En la política, pocos éxitos se logran si se actúa con candidez. La política tiene que ver con el poder. La lógica que la rodea y envuelve es lo menos parecido a la vida de un claustro, aunque entre uno y otro convento, haya travesías furtivas de convivencia y deseo. En la política están omnipresentes los intereses, las pasiones y rencores. A veces, la perversidad en sus feas dimensiones. En la política recorre desnuda la naturaleza humana. Aparece como lo que es, y no como desearíamos que sea. En estos días de animación electoral, hemos visto que no hay amigos ni enemigos, sino intereses. Unos legítimos. Otros depravados.
En el juego del poder, siempre, hay pocos ángeles y muchos demonios. En 1532 salió El Príncipe de Nicolás Maquiavelo. En los consejos dirigidos para el eficiente ejercicio del poder, dibujó una metáfora del zorro y el león, diciendo que para el buen manejo del poder: “De las cualidades de los animales, se debe tomar la astucia de la zorra y la fuerza del león. El león no puede protegerse de las trampas y el zorro no puede defenderse de los lobos. Uno debe ser por tanto un zorro para reconocer las trampas y león para asustar a los lobos”. El padre de la ciencia política constataba con su fina agudeza, la naturaleza de la conducta humana.

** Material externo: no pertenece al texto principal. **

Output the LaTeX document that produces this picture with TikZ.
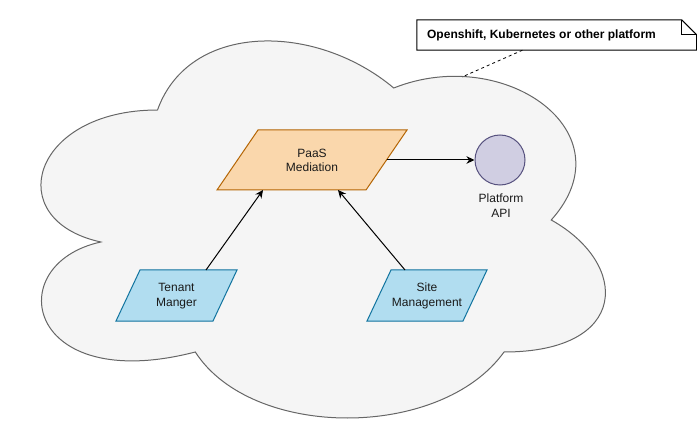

No quiere decir que la política deba ser vaciada de un necesario sentido ético al servicio del bien común. No se trata de hacer de la política el descaro y el pragmatismo desvergonzado. Pero tampoco, en la política, cabe jugar a la ingenuidad, la impavidez contemplativa y la inercia. Si la política es algo parecido a la vida de la jungla, poco sirve distraerse arrinconado, aguardando a ser devorado por las fieras. Pero, además, se supone que lo elemental es intentar hacer posible lo esperado y prometido a los electores. Estar a la altura de lo que se esperaba. No ser amado, ni respetado, ni temido, era una desgracia para el príncipe del renacimiento.